Among them is an album leaf by the writer, actor and lyricist Friedrich Wilhelm Gotter (1746-1797), who lived and worked in Gotha. A collection of twelve letters written by Eduard von Tempeltey (1832-1919), writer and Privy Cabinet Councillor of Duke Ernst of Saxe-Coburg-Gotha, to several addressees and on various occasions was also purchased. In addition, the library acquired a letter of congratulations for the New Year 1740 from Abbess Elisabeth Ernestine Antonie von Gandersheim (1681-1766) to Duke Luise Dorothea (1710-1767) of Saxe-Gotha-Altenburg.
Significant is the acquisition of a copy of the Erfurt Willkür of 1514, i.e. a collective manuscript documenting the development of city law in Erfurt and the writing down of customary law handed down orally in the context of the growing self-confidence of late medieval cities.
The estate of the Gotha cartographer Hellmuth Wolf was acquired for the Perthes Collection. Wolf concentrated on mapping extraterrestrial objects - the moon and Mars. His maps and globes of the Moon and Mars are important testimonies to 20th century Gotha cartography. Outstanding is Wolff's idea of a Mars globe, which was not realised, but whose comprehensive preliminary work is now permanently secured for research.

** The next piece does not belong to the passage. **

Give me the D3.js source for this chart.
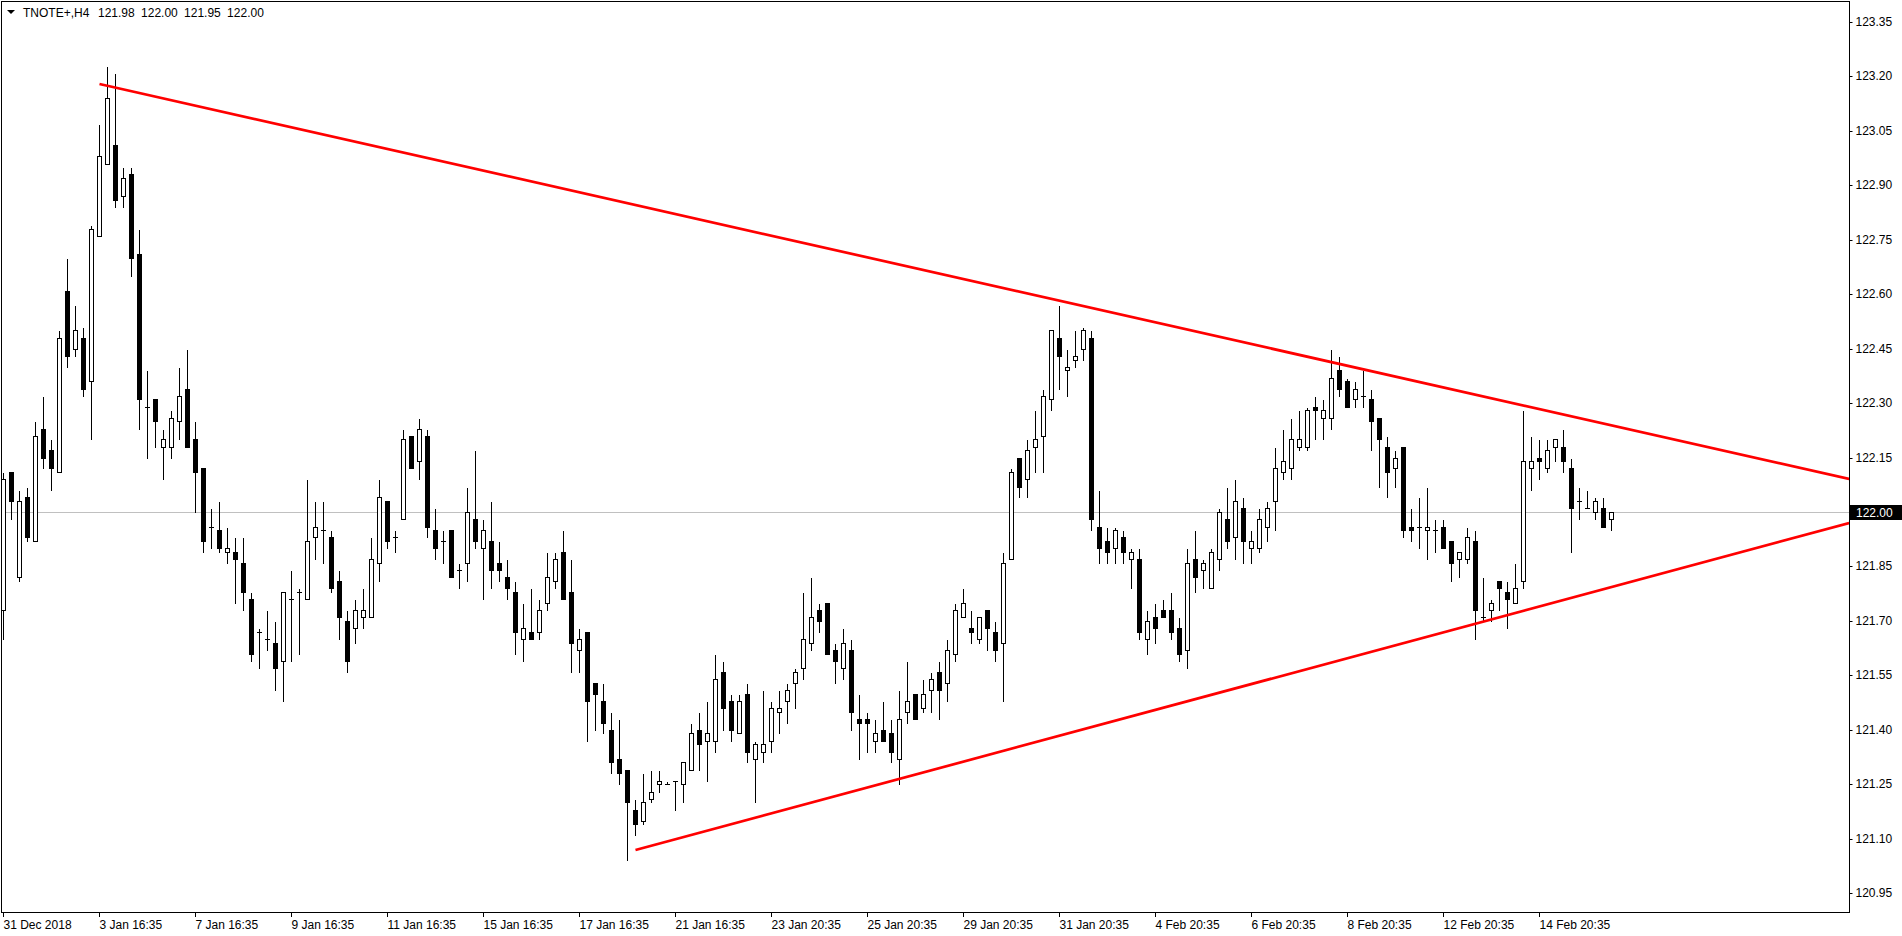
<!DOCTYPE html>
<html><head><meta charset="utf-8">
<script src="https://cdn.jsdelivr.net/npm/d3@7"></script>
<style>
html,body{margin:0;padding:0;background:#fff;overflow:hidden;}
svg{display:block;}
text{font-family:"Liberation Sans",Arial,sans-serif;}
</style>
</head><body>
<svg id="chart" width="1902" height="936"></svg>
<script>
// ---------- DATA ----------
const symbolTitle = "TNOTE+,H4";
const titleValues = "121.98 122.00 121.95 122.00";

const opens = [121.73,122.11,121.82,122.04,121.92,122.23,122.17,122.11,122.61,122.45,
122.48,122.36,122.76,122.96,123.01,122.87,122.93,122.71,122.29,122.31,
122.18,122.18,122.25,122.34,122.20,122.12,121.96,121.95,121.89,121.89,
121.86,121.76,121.67,121.65,121.64,121.59,121.76,121.78,121.76,121.93,
121.95,121.93,121.81,121.70,121.68,121.71,121.71,121.86,122.03,121.93,
121.98,122.21,122.14,122.21,121.95,121.92,121.95,121.84,121.86,121.98,
121.90,121.92,121.86,121.82,121.78,121.65,121.67,121.67,121.75,121.81,
121.89,121.78,121.62,121.67,121.53,121.48,121.40,121.32,121.29,121.18,
121.15,121.21,121.25,121.25,121.26,121.25,121.29,121.40,121.37,121.37,
121.56,121.48,121.39,121.50,121.32,121.34,121.37,121.45,121.48,121.53,
121.57,121.64,121.73,121.75,121.62,121.57,121.62,121.43,121.43,121.37,
121.40,121.39,121.32,121.45,121.50,121.46,121.51,121.56,121.53,121.61,
121.71,121.68,121.65,121.73,121.67,121.64,121.87,122.15,122.09,122.18,
122.21,122.31,122.48,122.39,122.42,122.45,122.48,121.96,121.92,121.90,
121.93,121.87,121.87,121.65,121.71,121.73,121.73,121.68,121.62,121.87,
121.84,121.79,121.87,121.98,121.93,122.01,121.90,121.90,121.96,122.03,
122.11,122.12,122.18,122.18,122.29,122.26,122.26,122.39,122.36,122.31,
122.32,122.31,122.26,122.18,122.12,122.18,121.96,121.96,121.95,121.95,
121.96,121.92,121.87,121.87,121.92,121.71,121.73,121.81,121.78,121.75,
121.81,122.12,122.15,122.12,122.18,122.18,122.12,122.03,122.01,122.00,
122.01,121.98];
const highs = [122.11,122.11,122.06,122.07,122.25,122.32,122.20,122.50,122.70,122.57,
122.51,122.79,123.07,123.23,123.21,122.95,122.95,122.78,122.39,122.31,
122.23,122.28,122.40,122.45,122.25,122.12,122.01,122.03,121.96,121.93,
121.93,121.78,121.68,121.73,121.70,121.78,121.84,121.79,122.09,122.03,
122.03,121.95,121.84,121.73,121.76,121.79,121.93,122.09,122.03,121.95,
122.23,122.21,122.26,122.23,122.01,121.95,121.95,121.86,122.07,122.17,
121.98,122.03,121.92,121.87,121.81,121.75,121.79,121.76,121.89,121.89,
121.95,121.87,121.68,121.67,121.53,121.53,121.45,121.43,121.29,121.21,
121.28,121.29,121.29,121.26,121.26,121.31,121.42,121.45,121.48,121.61,
121.59,121.50,121.50,121.53,121.37,121.51,121.48,121.51,121.53,121.57,
121.78,121.82,121.75,121.75,121.64,121.68,121.65,121.50,121.45,121.43,
121.48,121.43,121.51,121.59,121.50,121.54,121.56,121.59,121.65,121.75,
121.79,121.73,121.71,121.73,121.70,121.89,122.12,122.15,122.20,122.28,
122.34,122.50,122.57,122.45,122.50,122.51,122.50,122.06,121.96,121.96,
121.95,121.90,121.90,121.73,121.75,121.76,121.78,121.71,121.90,121.95,
121.87,121.90,122.01,122.07,122.09,122.04,121.95,122.01,122.03,122.18,
122.23,122.26,122.28,122.29,122.32,122.31,122.45,122.43,122.37,122.36,
122.39,122.34,122.26,122.21,122.17,122.18,122.01,122.04,122.07,121.98,
121.98,121.92,121.89,121.96,121.95,121.82,121.76,121.81,121.81,121.86,
122.28,122.21,122.20,122.20,122.20,122.23,122.15,122.07,122.06,122.04,
122.04,122.00];
const lows = [121.65,121.98,121.81,121.92,121.92,122.12,122.06,122.11,122.40,122.43,
122.32,122.20,122.76,122.96,122.84,122.84,122.65,122.23,122.15,122.18,
122.09,122.15,122.20,122.18,122.00,121.89,121.90,121.89,121.86,121.75,
121.73,121.59,121.57,121.62,121.51,121.48,121.59,121.61,121.76,121.87,
121.86,121.78,121.65,121.56,121.64,121.68,121.71,121.81,121.90,121.89,
121.98,122.12,122.09,121.93,121.87,121.86,121.82,121.79,121.81,121.90,
121.76,121.79,121.81,121.76,121.61,121.59,121.65,121.65,121.73,121.79,
121.76,121.56,121.56,121.37,121.40,121.39,121.28,121.25,121.04,121.11,
121.14,121.20,121.23,121.25,121.18,121.20,121.29,121.29,121.26,121.34,
121.40,121.37,121.39,121.31,121.20,121.31,121.34,121.39,121.42,121.46,
121.54,121.62,121.67,121.61,121.53,121.54,121.40,121.32,121.34,121.34,
121.37,121.31,121.25,121.42,121.43,121.45,121.45,121.43,121.48,121.59,
121.71,121.64,121.64,121.62,121.59,121.48,121.87,122.04,122.04,122.11,
122.11,122.28,122.34,122.32,122.40,122.42,121.95,121.86,121.86,121.86,
121.86,121.79,121.65,121.61,121.64,121.71,121.65,121.59,121.57,121.78,
121.79,121.79,121.84,121.90,121.87,121.86,121.86,121.89,121.92,121.95,
122.09,122.09,122.17,122.17,122.20,122.20,122.23,122.32,122.29,122.29,
122.29,122.17,122.07,122.04,122.07,121.93,121.92,121.90,121.87,121.89,
121.90,121.81,121.82,121.86,121.65,121.70,121.70,121.73,121.68,121.75,
121.79,122.06,122.09,122.11,122.14,122.11,121.89,121.98,122.01,121.98,
121.96,121.95];
const closes = [122.09,122.03,122.03,121.93,122.21,122.15,122.12,122.48,122.43,122.50,
122.34,122.78,122.98,123.14,122.86,122.92,122.70,122.31,122.29,122.25,
122.20,122.26,122.32,122.18,122.11,121.92,121.96,121.90,121.90,121.87,
121.78,121.61,121.67,121.65,121.57,121.78,121.76,121.78,121.92,121.96,
121.95,121.79,121.71,121.59,121.73,121.73,121.87,122.04,121.92,121.93,
122.20,122.12,122.23,121.96,121.90,121.92,121.82,121.84,122.00,121.92,
121.95,121.84,121.84,121.79,121.67,121.68,121.65,121.73,121.82,121.87,
121.76,121.64,121.65,121.48,121.50,121.42,121.31,121.28,121.20,121.14,
121.20,121.23,121.26,121.25,121.26,121.31,121.39,121.36,121.39,121.54,
121.46,121.40,121.48,121.34,121.36,121.36,121.46,121.46,121.51,121.56,
121.65,121.71,121.70,121.61,121.59,121.64,121.45,121.42,121.42,121.39,
121.37,121.34,121.43,121.48,121.43,121.50,121.54,121.51,121.62,121.73,
121.75,121.67,121.71,121.68,121.62,121.86,122.11,122.07,122.17,122.20,
122.32,122.50,122.43,122.40,122.43,122.50,121.98,121.90,121.89,121.95,
121.89,121.89,121.67,121.70,121.68,121.71,121.67,121.61,121.86,121.82,
121.86,121.89,122.00,121.92,122.03,121.92,121.92,121.98,122.01,122.12,
122.14,122.20,122.20,122.28,122.28,122.28,122.37,122.34,122.29,122.34,
122.32,122.25,122.20,122.11,122.15,121.95,121.95,121.96,121.96,121.95,
121.90,121.86,121.89,121.93,121.73,121.71,121.75,121.79,121.76,121.79,
122.14,122.14,122.14,122.17,122.20,122.14,122.01,122.03,122.01,122.03,
121.96,122.00];

const xLabelBars = [0,12,24,36,48,60,72,84,96,108,120,132,144,156,168,180,192];
const xLabelTexts = ["31 Dec 2018","3 Jan 16:35","7 Jan 16:35","9 Jan 16:35","11 Jan 16:35",
  "15 Jan 16:35","17 Jan 16:35","21 Jan 16:35","23 Jan 20:35","25 Jan 20:35","29 Jan 20:35",
  "31 Jan 20:35","4 Feb 20:35","6 Feb 20:35","8 Feb 20:35","12 Feb 20:35","14 Feb 20:35"];
const yTickValues = [120.95,121.10,121.25,121.40,121.55,121.70,121.85,122.00,122.15,
  122.30,122.45,122.60,122.75,122.90,123.05,123.20,123.35];
const lastPrice = 122.00;
const upperTrendBars = [12, 230.7];
const upperTrendPrices = [123.18, 122.09];
const lowerTrendBars = [79, 230.7];
const lowerTrendPrices = [121.07, 121.97];

// ---------- CHART ----------
const W = 1902, H = 936;
const plotL = 2, plotR = 1849, plotT = 2, plotB = 912;
const svg = d3.select("#chart");
svg.append("rect").attr("width", W).attr("height", H).attr("fill", "#fff");

const x = d3.scaleLinear().domain([0, 230.7]).range([3.5, 3.5 + 8 * 230.7]);
const y = d3.scaleLinear().domain([120.95, 123.35]).range([893.15, 21.95])
  .interpolate(d3.interpolateRound);

const defs = svg.append("defs");
defs.append("clipPath").attr("id", "plotclip").append("rect")
  .attr("x", plotL).attr("y", plotT).attr("width", plotR - plotL).attr("height", plotB - plotT);

const plot = svg.append("g").attr("clip-path", "url(#plotclip)");

// current price line
plot.append("line")
  .attr("x1", plotL).attr("x2", plotR)
  .attr("y1", y(lastPrice) + 0.5).attr("y2", y(lastPrice) + 0.5)
  .attr("stroke", "#c0c0c0").attr("stroke-width", 1);

const bars = d3.range(opens.length).map(i => ({i, o: opens[i], h: highs[i], l: lows[i], c: closes[i]}));

const cg = plot.append("g").attr("shape-rendering", "crispEdges");
// wicks
cg.selectAll("line.wick").data(bars).join("line").attr("class", "wick")
  .attr("x1", d => x(d.i)).attr("x2", d => x(d.i))
  .attr("y1", d => y(d.h) + 0.5).attr("y2", d => y(d.l) + 1)
  .attr("stroke", "#000").attr("stroke-width", 1);
// bodies
cg.selectAll("rect.body").data(bars.filter(d => y(d.o) !== y(d.c))).join("rect").attr("class", "body")
  .attr("x", d => x(d.i) - 2)
  .attr("y", d => y(Math.max(d.o, d.c)) + 0.5)
  .attr("width", 4)
  .attr("height", d => Math.abs(y(d.o) - y(d.c)))
  .attr("fill", d => d.c > d.o ? "#fff" : "#000")
  .attr("stroke", "#000").attr("stroke-width", 1);
// dojis
cg.selectAll("line.doji").data(bars.filter(d => y(d.o) === y(d.c))).join("line").attr("class", "doji")
  .attr("x1", d => x(d.i) - 2.5).attr("x2", d => x(d.i) + 2.5)
  .attr("y1", d => y(d.o) + 0.5).attr("y2", d => y(d.o) + 0.5)
  .attr("stroke", "#000").attr("stroke-width", 1);

// trend lines
const tl = d3.line().x(d => x(d[0])).y(d => y(d[1]));
plot.append("path").datum(d3.zip(upperTrendBars, upperTrendPrices)).attr("d", tl)
  .attr("fill", "none").attr("stroke", "#ff0000").attr("stroke-width", 2.7);
plot.append("path").datum(d3.zip(lowerTrendBars, lowerTrendPrices)).attr("d", tl)
  .attr("fill", "none").attr("stroke", "#ff0000").attr("stroke-width", 2.7);

// frame
svg.append("rect").attr("x", 1.5).attr("y", 1.5).attr("width", plotR - 1).attr("height", plotB - 1)
  .attr("fill", "none").attr("stroke", "#000").attr("stroke-width", 1);

// right axis
const yAxis = d3.axisRight(y).tickValues(yTickValues).tickSize(3).tickPadding(3)
  .tickFormat(d3.format(".2f"));
const ya = svg.append("g").attr("transform", `translate(${plotR + 0.5},0)`).call(yAxis);
ya.select(".domain").remove();
ya.selectAll("text").attr("font-family", "Liberation Sans, Arial, sans-serif").attr("font-size", 12).attr("fill", "#000");
ya.selectAll("line").attr("stroke", "#000");

// last price box
svg.append("rect").attr("x", plotR + 1).attr("y", y(lastPrice) - 7).attr("width", W - plotR - 1).attr("height", 15).attr("fill", "#000");
svg.append("text").attr("x", plotR + 7).attr("y", y(lastPrice) + 0.5).attr("dy", "0.34em")
  .attr("font-size", 12).attr("fill", "#fff").text(d3.format(".2f")(lastPrice));

// bottom axis
const xAxis = d3.axisBottom(x).tickValues(xLabelBars).tickSize(4).tickPadding(3).offset(0)
  .tickFormat((d, k) => xLabelTexts[k]);
const xa = svg.append("g").attr("transform", `translate(0,${plotB + 1})`).call(xAxis);
xa.select(".domain").remove();
xa.selectAll("text").attr("text-anchor", "start").attr("font-family", "Liberation Sans, Arial, sans-serif").attr("font-size", 12).attr("fill", "#000");
xa.selectAll("line").attr("stroke", "#000");

// title
svg.append("path").attr("d", "M7,10 L15,10 L11,14 Z").attr("fill", "#000");
svg.append("text").attr("x", 23).attr("y", 16.5).attr("font-size", 12).attr("fill", "#000").text(symbolTitle);
svg.append("text").attr("x", 98).attr("y", 16.5).attr("font-size", 12).attr("fill", "#000")
  .attr("word-spacing", 3).text(titleValues);
</script>
</body></html>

The Gotha Research Library also acquired a unique item of regional historical significance: the slim anthology contains three small prints on the history of Thuringia, which Johann Georg August Galetti (1750-1828), later director of the Gymnasium Illustre in Gotha, printed in 1774 with his two pupils Ernst Friedrich von Schlotheim (1764-1832) and his brother Carl von Schlotheim at Allmenhausen Castle. Ernst Friedrich von Schlotheim later achieved great importance in the history of science as a palaeobotanist and geologist. His estate is preserved in the research library.